Marius Gentaz had an old, earthen floor “shack”, which looked no bigger than a 3 car garage. Marius seemed like an every day kind of guy, dressed simply, reserved, but very articulate as he explained to us the 5 hillsides that comprised the Côte Rôtie, while showing us each on an old map on one the wooden walls. He spoke very little English, so our traveling companion, Dennis, acted as the translator. His family could be traced to the 1700’s in the area. He had a little under 2 hectares of vines, split into 2 parcels. The vines averaged 45 to 80 years in age & he smiled when he spoke of his Petite Serine vines, which he seemed more proud of & happy with in comparison to some of the “Mauvre” vine selection (tightly packed, BIG berries) he also had planted. He also had a tiny bit of Viognier planted of which he would blend .5 to 1% into his Gentaz Dervieux Côte Rôtie, depending on what he felt the wine needed. He was kind enough to open & share with us the ’90, ’89, & some older vintages. I was absolutely blown away with each. I had never had Syrah like these before. Just before we left, he sadly informed us, he thought his nephew, Rene Rostaing, would be making the wines after the 1991 vintage. OMG, the end of an era. (as it turned out I think he also made a ’92 & a ’93).

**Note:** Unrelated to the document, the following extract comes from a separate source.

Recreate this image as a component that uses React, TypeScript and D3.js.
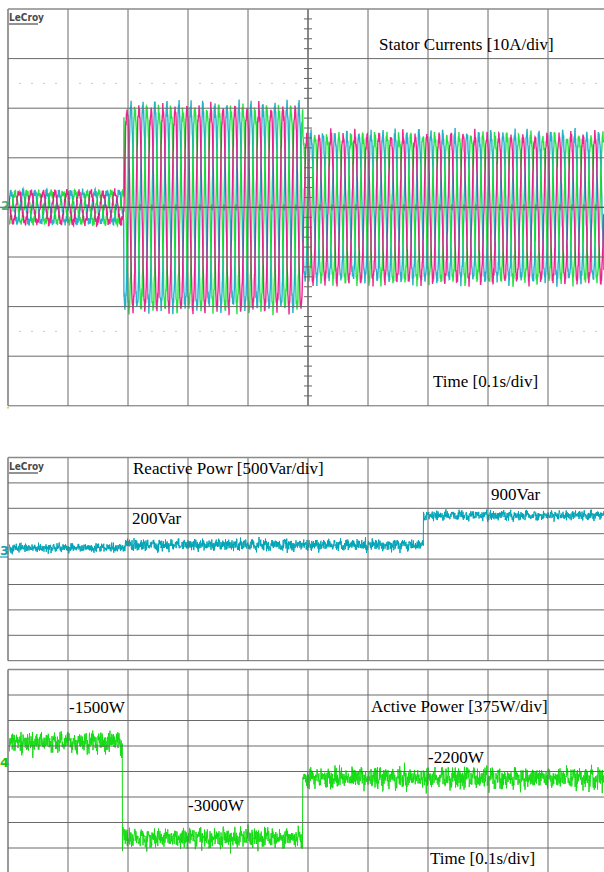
import React from 'react';
import * as d3 from 'd3';

// ---------------- Data ----------------
// Stator currents, 10 A/div, 0.1 s/div
const phaseNames = ['ia', 'ib', 'ic'];
const phaseColors = ['#00a3c2', '#00dc1e', '#e6007a'];
const phaseShiftDeg = [0, -120, 120];
const currentStepTimes = [0, 0.193, 0.4915, 1.0]; // s
const currentAmplitudes = [3.0, 20.2, 14.6]; // A peak per segment
const lineFrequency = 50; // Hz

// Reactive power, 500 Var/div
const reactiveStepTimes = [0, 0.193, 0.6925, 1.0];
const reactiveLevels = [180, 238, 818]; // Var
const reactiveNoise = [120, 160, 135]; // Var (band half-width)

// Active power, 375 W/div
const activeStepTimes = [0, 0.1905, 0.491, 1.0];
const activeLevels = [-1500, -2910, -2030]; // W
const activeNoise = [210, 215, 220]; // W

// Hand-typed noise offsets (-1..1) used for the trace texture
const NOISE = [0.3, -0.5, 0.8, -0.2, -0.9, 0.4, 0.1, -0.6, 0.7, -0.3, 0.5, -0.8, 0.2, 0.9, -0.4, -0.1, 0.6, -0.7, 0.0, 0.4,
  -0.5, 0.8, -0.9, 0.3, -0.2, 0.7, -0.6, 0.1, 0.5, -0.4, -0.8, 0.9, 0.2, -0.3, 0.6, -0.1, -0.7, 0.4, 0.8, -0.5,
  0.0, -0.9, 0.3, 0.7, -0.2, 0.5, -0.6, 0.1, -0.4, 0.9, -0.8, 0.2, 0.6, -0.3, -0.7, 0.4, 0.0, 0.8, -0.5, -0.1,
  0.7, -0.9, 0.3, 0.5, -0.6, 0.2, -0.4, 0.9, -0.2, -0.8, 0.6, 0.1, -0.5, 0.4, -0.7, 0.8, -0.3, 0.0, 0.5, -0.9,
  0.7, -0.1, 0.3, -0.6, 0.9, -0.4, 0.2, -0.8, 0.6, -0.2, 0.4, -0.7, 0.1, 0.8, -0.5, 0.3, -0.9, 0.6, -0.3, 0.2];

// Text labels
const topTitle = 'Stator Currents [10A/div]';
const timeLabel = 'Time [0.1s/div]';
const reactiveTitle = 'Reactive Powr [500Var/div]';
const activeTitle = 'Active Power [375W/div]';
const reactiveValueLabels = ['200Var', '900Var'];
const activeValueLabels = ['-1500W', '-3000W', '-2200W'];

// ---------------- Layout ----------------
const W = 604;
const H = 872;
const X0 = 8;
const DIVW = 60;
const TOP = { y0: 9, div: 49.6 };
const RP = { y0: 457.5, div: 25.4 };
const AP = { y0: 669.5, div: 25.5 };
const REACT_TOP = 1960; // Var at top edge of reactive panel
const ACT_TOP = -430; // W at top edge of active panel

const x = d3.scaleLinear().domain([0, 1]).range([X0, X0 + 10 * DIVW]);
const yCur = d3.scaleLinear().domain([-40, 40]).range([TOP.y0 + 8 * TOP.div, TOP.y0]);
const yReact = d3.scaleLinear().domain([REACT_TOP - 4000, REACT_TOP]).range([RP.y0 + 8 * RP.div, RP.y0]);
const yAct = d3.scaleLinear().domain([ACT_TOP - 3000, ACT_TOP]).range([AP.y0 + 8 * AP.div, AP.y0]);

const N = NOISE.length;
const segIndex = (t: number, steps: number[]) => {
  for (let k = 0; k < steps.length - 1; k++) if (t < steps[k + 1]) return k;
  return steps.length - 2;
};

function currentSeries(p: number) {
  const pts: [number, number][] = [];
  const dt = 0.0004;
  const ph = (phaseShiftDeg[p] * Math.PI) / 180;
  for (let i = 0; i * dt <= 0.9933; i++) {
    const t = i * dt;
    const k = segIndex(t, currentStepTimes);
    const a = currentAmplitudes[k] * (1 + 0.06 * NOISE[(i * 11 + p * 31) % N]);
    const v = a * Math.sin(2 * Math.PI * lineFrequency * t + ph) + 0.8 * NOISE[(i * 17 + p * 7) % 97];
    pts.push([t, v]);
  }
  return pts;
}

function powerSeries(steps: number[], levels: number[], noise: number[], seed: number) {
  const pts: [number, number][] = [];
  const dt = 1 / 2400;
  for (let i = 0; i * dt <= 0.9933; i++) {
    const t = i * dt;
    const k = segIndex(t, steps);
    const n1 = NOISE[(i * 7 + seed) % N];
    const n2 = NOISE[(i * 29 + seed * 3) % 97];
    const n3 = NOISE[(i * 3 + seed) % 89];
    const n4 = NOISE[Math.floor(i / 9 + seed) % 83];
    const v = levels[k] + noise[k] * (0.5 * n1 + 0.25 * n2 + 0.3 * n3 * Math.abs(n1) + 0.25 * n4);
    pts.push([t, v]);
  }
  return pts;
}

function Grid({ y0, div }: { y0: number; div: number }) {
  const v = d3.range(0, 11);
  const h = d3.range(0, 9);
  return (
    <g>
      {v.map((i) => (
        <line key={'v' + i} x1={X0 + i * DIVW} x2={X0 + i * DIVW} y1={y0} y2={y0 + 8 * div}
          stroke={i === 0 ? '#9a9a9a' : '#6a6a6a'} strokeWidth={i === 0 ? 2 : 1} />
      ))}
      {h.map((j) => (
        <line key={'h' + j} x1={X0} x2={X0 + 10 * DIVW} y1={y0 + j * div} y2={y0 + j * div}
          stroke={j === 0 ? '#8a8a8a' : '#6a6a6a'} strokeWidth={j === 0 ? 1.6 : 1} />
      ))}
    </g>
  );
}

function Logo({ xx, yy }: { xx: number; yy: number }) {
  return (
    <g>
      <text x={xx} y={yy} fontFamily="DejaVu Sans" fontWeight="bold" fontSize={11} fill="#4a4a4a"
        textLength={35} lengthAdjust="spacingAndGlyphs">LeCroy</text>
      <line x1={xx} x2={xx + 29} y1={yy + 3} y2={yy + 3} stroke="#4a4a4a" strokeWidth={1.2} />
    </g>
  );
}

export default function App() {
  const lineCur = d3.line<[number, number]>().x((d) => x(d[0])).y((d) => yCur(d[1]));
  const lineReact = d3.line<[number, number]>().x((d) => x(d[0])).y((d) => yReact(d[1]));
  const lineAct = d3.line<[number, number]>().x((d) => x(d[0])).y((d) => yAct(d[1]));

  const cy = yCur(0);
  const cx = x(0.5);
  const vertTicks = d3.range(1, 40).filter((j) => j % 5 !== 0).map((j) => TOP.y0 + (j * TOP.div) / 5);
  const horTicks = d3.range(1, 50).filter((j) => j % 5 !== 0).map((j) => X0 + (j * DIVW) / 5);
  const dotRows = [TOP.y0 + 1.5 * TOP.div, TOP.y0 + 6.5 * TOP.div];
  const dotXs = d3.range(1, 50).filter((j) => j % 5 !== 0).map((j) => X0 + (j * DIVW) / 5);

  const font = { fontFamily: 'Liberation Serif, Times New Roman, serif', fontSize: 17, fill: '#000' };

  return (
    <svg width={W} height={H} style={{ position: 'absolute', left: 0, top: 0, background: '#fff' }}>
      <defs>
        <clipPath id="cTop"><rect x={X0 + 1} y={TOP.y0} width={600} height={8 * TOP.div} /></clipPath>
        <clipPath id="cBot"><rect x={X0 + 1} y={RP.y0} width={600} height={420} /></clipPath>
      </defs>
      <rect x={0} y={0} width={W} height={H} fill="#fff" />

      {/* ---- Top panel: stator currents ---- */}
      <g clipPath="url(#cTop)">
        {phaseNames.map((nm, p) => (
          <path key={nm} d={lineCur(currentSeries(p)) || ''} fill="none" stroke={phaseColors[p]}
            strokeWidth={1.4} strokeOpacity={0.85} />
        ))}
      </g>
      <Grid y0={TOP.y0} div={TOP.div} />
      {dotRows.map((yy, r) => dotXs.map((xx, i) => (
        <rect key={'d' + r + '-' + i} x={xx - 0.5} y={yy - 0.5} width={1} height={1} fill="#999" />
      )))}
      <line x1={X0} x2={X0 + 600} y1={cy} y2={cy} stroke="#555" strokeWidth={1.2} />
      <line x1={cx} x2={cx} y1={TOP.y0} y2={TOP.y0 + 8 * TOP.div} stroke="#777" strokeWidth={1.4} />
      {vertTicks.map((yy, i) => (
        <line key={'vt' + i} x1={cx - 4} x2={cx + 4} y1={yy} y2={yy} stroke="#666" strokeWidth={1} />
      ))}
      {horTicks.map((xx, i) => (
        <line key={'ht' + i} x1={xx} x2={xx} y1={cy - 3} y2={cy + 3} stroke="#666" strokeWidth={1} />
      ))}
      <Logo xx={9} yy={21} />
      <line x1={0} x2={8} y1={cy} y2={cy} stroke="#4a8f8a" strokeWidth={1.5} />
      <text x={1} y={cy + 3} fontFamily="DejaVu Sans" fontWeight="bold" fontSize={13} fill="#3aa66a" opacity={0.9}>2</text>
      <rect x={7} y={407} width={2} height={1.5} fill="#e8e000" />
      <text x={379} y={50} {...font}>{topTitle}</text>
      <text x={433} y={387} {...font}>{timeLabel}</text>

      {/* ---- Bottom panel: reactive & active power ---- */}
      <g clipPath="url(#cBot)">
        <path d={lineReact(powerSeries(reactiveStepTimes, reactiveLevels, reactiveNoise, 3)) || ''} fill="none"
          stroke="#00a5b8" strokeWidth={1} />
        <path d={lineAct(powerSeries(activeStepTimes, activeLevels, activeNoise, 11)) || ''} fill="none"
          stroke="#14dc14" strokeWidth={1} />
      </g>
      <Grid y0={RP.y0} div={RP.div} />
      <Grid y0={AP.y0} div={AP.div} />
      <Logo xx={9} yy={470} />
      <text x={0} y={555} fontFamily="DejaVu Sans" fontWeight="bold" fontSize={13} fill="#1aa0b0">3</text>
      <line x1={0} x2={8} y1={557} y2={557} stroke="#1aa0b0" strokeWidth={1.2} />
      <text x={0} y={767} fontFamily="DejaVu Sans" fontWeight="bold" fontSize={13} fill="#14c814">4</text>

      <text x={133} y={474} {...font}>{reactiveTitle}</text>
      <text x={132} y={524} {...font}>{reactiveValueLabels[0]}</text>
      <text x={491} y={500} {...font}>{reactiveValueLabels[1]}</text>

      <text x={69} y={713} {...font}>{activeValueLabels[0]}</text>
      <text x={371} y={712} {...font}>{activeTitle}</text>
      <text x={188} y={811} {...font}>{activeValueLabels[1]}</text>
      <text x={428} y={763} {...font}>{activeValueLabels[2]}</text>
      <text x={430} y={864} {...font}>{timeLabel}</text>
    </svg>
  );
}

Our next visit, as it turned out, was in fact to Rene Rostaing. It was in the early evening & quite cold. I was shocked as we walked up to see what looked like a modern winery, as if it could be in California. I was further anxious later on the visit after seeing the barrel room, full of new oak barrels. It was almost opposite of what we experienced at Gentaz. Rene has 17 different parcels (which included absorbing the Dervieux-Thaler parcels), his prized lieu dit was 1/4 hectare in the Côte Blonde of 80 year old vines. Rene was very neat & precise & I dared not spit at this domaine, eventhough it was quite late & we were all so tired. Both his 1990 “La Landonne” & ” Côte Blonde” had sweet, very ripe fruit & with quite noticeable oak presence & grip, despite being only 18 or so months in 25% new. I walked away remembering all of that new oak barrels & asked myself, what will happen when he takes over Marius Gentaz’s magnificent vines & fruit?

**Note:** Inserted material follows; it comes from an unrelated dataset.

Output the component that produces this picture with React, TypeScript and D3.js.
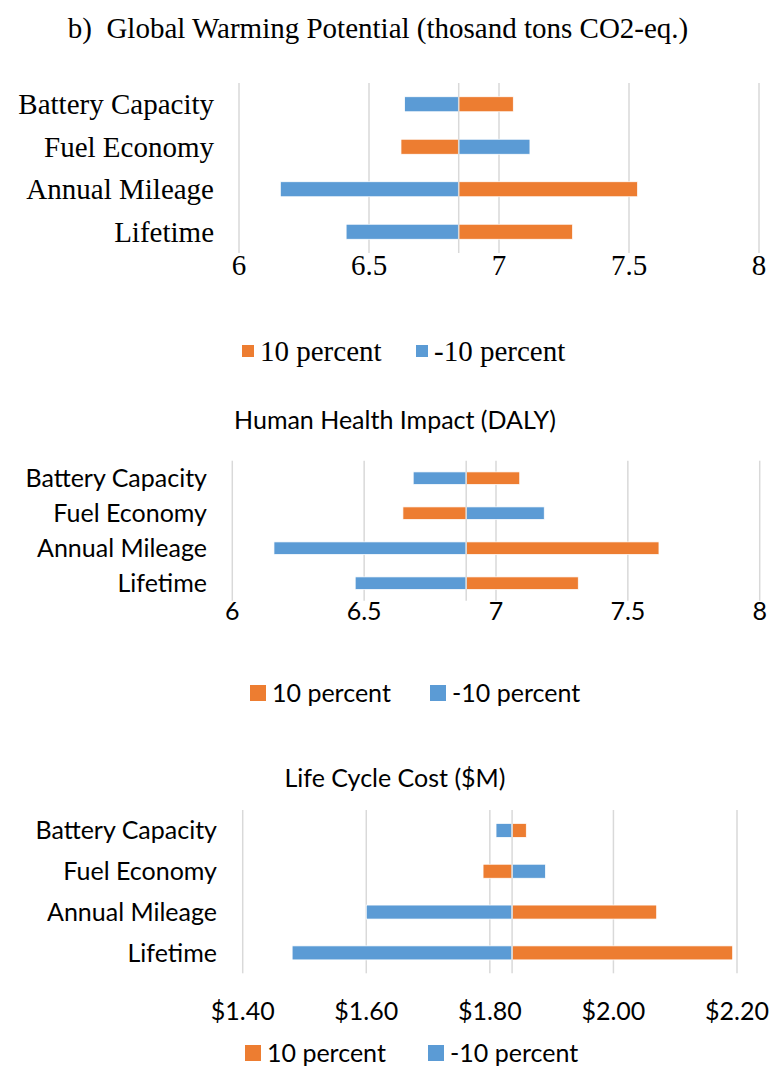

Imagine, these were just the highlights of the trip AND only the northern Rhone Valley leg. Still, it solidified my fascination with the Syrah grape variety, what it was capable of & insight into the true Masters of the French renditions.
A short time later, I was again blown away at a casual dinner held at Square One restaurant in San Francisco, where my long time wine brother, Nunzio Alioto, kindly opened 4 amazing, for me, “once in a life time” French Syrahs–1990 Vincent Gasse Côte Rôtie, 1990 Gallet Côte Rôtie, 1990 Gentaz Dervieux Côte Rôtie & a 1990 Jean Louis Chave Ermitage “Cuvée Cathelin”. Wholly smoke!, this certainly was a night to remember & really fueled my love for such northern Rhone Syrah wines. It made me wonder, how could man create wines like this that transcend what the fruit & the oak offer?
The wonders continued with samplings of the string of Chave Hermitage–the 1978 & 1983 really being memorable; multiple aged vintages of Gentaz Dervieux, Verset & Clape wines. Each were WOW, beguiling experiences & I am so thankful to have experienced such treasures, especially with my dear friend Nunzio Alioto & later with the VINO gang.
Furthermore, because of these Syrah epiphanies, I still always keep an eye out for Syrah based red wine that would also ring my bell.
I remember, for instance, noticing a lot of 1982 Gentaz Dervieux Cote Rotie at the KHPR Radio wine auction one year. The wines were procured by well renown wine auctioneer, Archie McLaren from a collector in Texas. Jim Clendenen & I stood in the back anxiously waiting for the lot to come up for bid, like two hungry wolves. We should have been smarter, as we did not have an auction paddle & just held up our hand to place a bid. Since Hawaii is such a small town when it comes to fine wine, others starting bidding too, because they saw it was the two of us & figured if we are bidding on these wines, they must be good! I shouldn’t complain, though, as we still got the lot for $35 a bottle, a REAL steal, even though this was in the mid-90’s. I truly believe that only Jim, myself & perhaps Archie had a grasp of what these wines were or how hard they were to get. Well, that is certainly not the case any more, that’s for sure. (By the way, tasting the wine eventually was yet another mind blowing experience.)
My generation was very fortunate to have a visionary palate & importer like Kermit Lynch to sniff out these kinds of “game changers” & expose them to young, impressionable minds like myself. When more & more small, specialized importers came onto the national wine scene, I realized what separated Kermit from the rest, was his eye for that special artisan, who could connect & realize the true potential of a special site in a very personal way. Furthermore, many of the selections had a soulfulness to them AND thankfully a wonderful deliciousness & remarkable balance. Yes, he had/has a gift. There has been, after all, only one Marius Gentaz & only one Noël Verset, just to name a couple of examples.
Aside from who I considered to be the 3 masters of the time–Chave, Gentaz & Verset–Kermit also championed St Joseph “below the radar” winemaking studs such Joseph Panel & Raymond Trollat & Auguste Clape (& son Pierre-Marie & grandson, Olivier) & later on Thierry Allemand from Cornas. These are/were truly artisan, profound, rustic, soulful Syrah, done in a style we sadly see less & less today. And, later on, Kermit would introduced us to Pierre Gonon & Jean-Pierre Monier of St Joseph & Philippe Faury.
Again I ask–how could man create wines like this that transcend what the fruit & the oak offer?